- [Task to complete]:
Copy the listing below in full and skip every picture.

- [Supplied material]:

****************************************

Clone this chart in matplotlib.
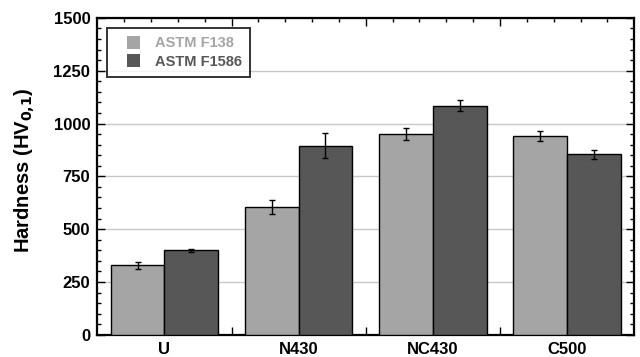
import numpy as np
import matplotlib.pyplot as plt
from matplotlib.ticker import MultipleLocator
from matplotlib.patches import Rectangle
from matplotlib.container import BarContainer
from matplotlib.legend_handler import HandlerPatch

plt.rcParams['font.family'] = ['Liberation Sans', 'DejaVu Sans']
plt.rcParams['font.weight'] = 'bold'

# Data
categories = ["U", "N430", "NC430", "C500"]
f138 = [330, 605, 950, 940]
f138_err = [16, 35, 30, 25]
f1586 = [400, 895, 1085, 855]
f1586_err = [6, 60, 27, 22]

light = "#a5a5a5"
dark = "#575757"

fig = plt.figure(figsize=(6.4, 3.57), dpi=100)
ax = fig.add_axes([0.152, 0.062, 0.839, 0.888])

x = np.arange(len(categories))
w = 0.4
ax.bar(x - w / 2, f138, w, color=light, edgecolor="black", linewidth=1.0,
       yerr=f138_err, capsize=2.5, error_kw=dict(elinewidth=1.0, capthick=1.0),
       label="ASTM F138", zorder=3)
ax.bar(x + w / 2, f1586, w, color=dark, edgecolor="black", linewidth=1.0,
       yerr=f1586_err, capsize=2.5, error_kw=dict(elinewidth=1.0, capthick=1.0),
       label="ASTM F1586", zorder=3)

ax.set_xlim(-0.5, 3.5)
ax.set_ylim(0, 1500)
ax.yaxis.set_major_locator(MultipleLocator(250))
ax.yaxis.set_minor_locator(MultipleLocator(50))
ax.set_xticks([0.5, 1.5, 2.5])
ax.set_xticklabels([])
ax.set_xticks(np.arange(-0.3, 3.4, 0.2), minor=True)
ax.tick_params(axis="both", which="both", direction="in", top=True, right=True, width=1.0)
ax.tick_params(axis="both", which="major", length=6)
ax.tick_params(axis="both", which="minor", length=3)
ax.tick_params(axis="y", labelsize=12, pad=5)
for lab in ax.get_yticklabels():
    lab.set_fontweight("bold")

# category names sit between the long ticks
for i, c in enumerate(categories):
    ax.text(i, -0.022, c, transform=ax.get_xaxis_transform(), ha="center", va="top",
            fontsize=12, fontweight="bold")

ax.yaxis.grid(True, color="#c8c8c8", linewidth=1.0, zorder=0)
ax.set_axisbelow(True)
for s in ax.spines.values():
    s.set_linewidth(1.6)

ax.set_ylabel("Hardness (HV$_{\\mathbf{0{,}1}}$)", fontsize=14.5, fontweight="bold")
ax.yaxis.set_label_coords(-0.112, 0.52)


# square legend patch pushed to the right end of a wider handle box
def square_patch(legend, orig_handle, xdescent, ydescent, width, height, fontsize):
    side = 0.9 * fontsize
    return Rectangle((width - side - xdescent, (height - side) / 2 - ydescent), side, side)


def from_first_bar(handle, orig):
    handle.update_from(orig.patches[0])


leg = ax.legend(loc="upper left", fontsize=10.5, frameon=True, fancybox=False,
                edgecolor="black", handlelength=1.7, handleheight=0.9,
                handletextpad=1.0, labelspacing=0.3, borderpad=0.55,
                bbox_to_anchor=(0.0186, 0.968), borderaxespad=0,
                handler_map={BarContainer: HandlerPatch(patch_func=square_patch,
                                                        update_func=from_first_bar)})
leg.get_frame().set_linewidth(1.4)
for t, col in zip(leg.get_texts(), [light, dark]):
    t.set_color(col)
    t.set_fontweight("bold")
for h in leg.legend_handles:
    h.set_edgecolor("none")

fig.savefig("out.png", dpi=100)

****************************************

- [Solution for this task]:
Clone this chart in matplotlib.
import numpy as np
import matplotlib.pyplot as plt
from matplotlib.ticker import MultipleLocator
from matplotlib.patches import Rectangle
from matplotlib.container import BarContainer
from matplotlib.legend_handler import HandlerPatch

plt.rcParams['font.family'] = ['Liberation Sans', 'DejaVu Sans']
plt.rcParams['font.weight'] = 'bold'

# Data
categories = ["U", "N430", "NC430", "C500"]
f138 = [330, 605, 950, 940]
f138_err = [16, 35, 30, 25]
f1586 = [400, 895, 1085, 855]
f1586_err = [6, 60, 27, 22]

light = "#a5a5a5"
dark = "#575757"

fig = plt.figure(figsize=(6.4, 3.57), dpi=100)
ax = fig.add_axes([0.152, 0.062, 0.839, 0.888])

x = np.arange(len(categories))
w = 0.4
ax.bar(x - w / 2, f138, w, color=light, edgecolor="black", linewidth=1.0,
       yerr=f138_err, capsize=2.5, error_kw=dict(elinewidth=1.0, capthick=1.0),
       label="ASTM F138", zorder=3)
ax.bar(x + w / 2, f1586, w, color=dark, edgecolor="black", linewidth=1.0,
       yerr=f1586_err, capsize=2.5, error_kw=dict(elinewidth=1.0, capthick=1.0),
       label="ASTM F1586", zorder=3)

ax.set_xlim(-0.5, 3.5)
ax.set_ylim(0, 1500)
ax.yaxis.set_major_locator(MultipleLocator(250))
ax.yaxis.set_minor_locator(MultipleLocator(50))
ax.set_xticks([0.5, 1.5, 2.5])
ax.set_xticklabels([])
ax.set_xticks(np.arange(-0.3, 3.4, 0.2), minor=True)
ax.tick_params(axis="both", which="both", direction="in", top=True, right=True, width=1.0)
ax.tick_params(axis="both", which="major", length=6)
ax.tick_params(axis="both", which="minor", length=3)
ax.tick_params(axis="y", labelsize=12, pad=5)
for lab in ax.get_yticklabels():
    lab.set_fontweight("bold")

# category names sit between the long ticks
for i, c in enumerate(categories):
    ax.text(i, -0.022, c, transform=ax.get_xaxis_transform(), ha="center", va="top",
            fontsize=12, fontweight="bold")

ax.yaxis.grid(True, color="#c8c8c8", linewidth=1.0, zorder=0)
ax.set_axisbelow(True)
for s in ax.spines.values():
    s.set_linewidth(1.6)

ax.set_ylabel("Hardness (HV$_{\\mathbf{0{,}1}}$)", fontsize=14.5, fontweight="bold")
ax.yaxis.set_label_coords(-0.112, 0.52)


# square legend patch pushed to the right end of a wider handle box
def square_patch(legend, orig_handle, xdescent, ydescent, width, height, fontsize):
    side = 0.9 * fontsize
    return Rectangle((width - side - xdescent, (height - side) / 2 - ydescent), side, side)


def from_first_bar(handle, orig):
    handle.update_from(orig.patches[0])


leg = ax.legend(loc="upper left", fontsize=10.5, frameon=True, fancybox=False,
                edgecolor="black", handlelength=1.7, handleheight=0.9,
                handletextpad=1.0, labelspacing=0.3, borderpad=0.55,
                bbox_to_anchor=(0.0186, 0.968), borderaxespad=0,
                handler_map={BarContainer: HandlerPatch(patch_func=square_patch,
                                                        update_func=from_first_bar)})
leg.get_frame().set_linewidth(1.4)
for t, col in zip(leg.get_texts(), [light, dark]):
    t.set_color(col)
    t.set_fontweight("bold")
for h in leg.legend_handles:
    h.set_edgecolor("none")

fig.savefig("out.png", dpi=100)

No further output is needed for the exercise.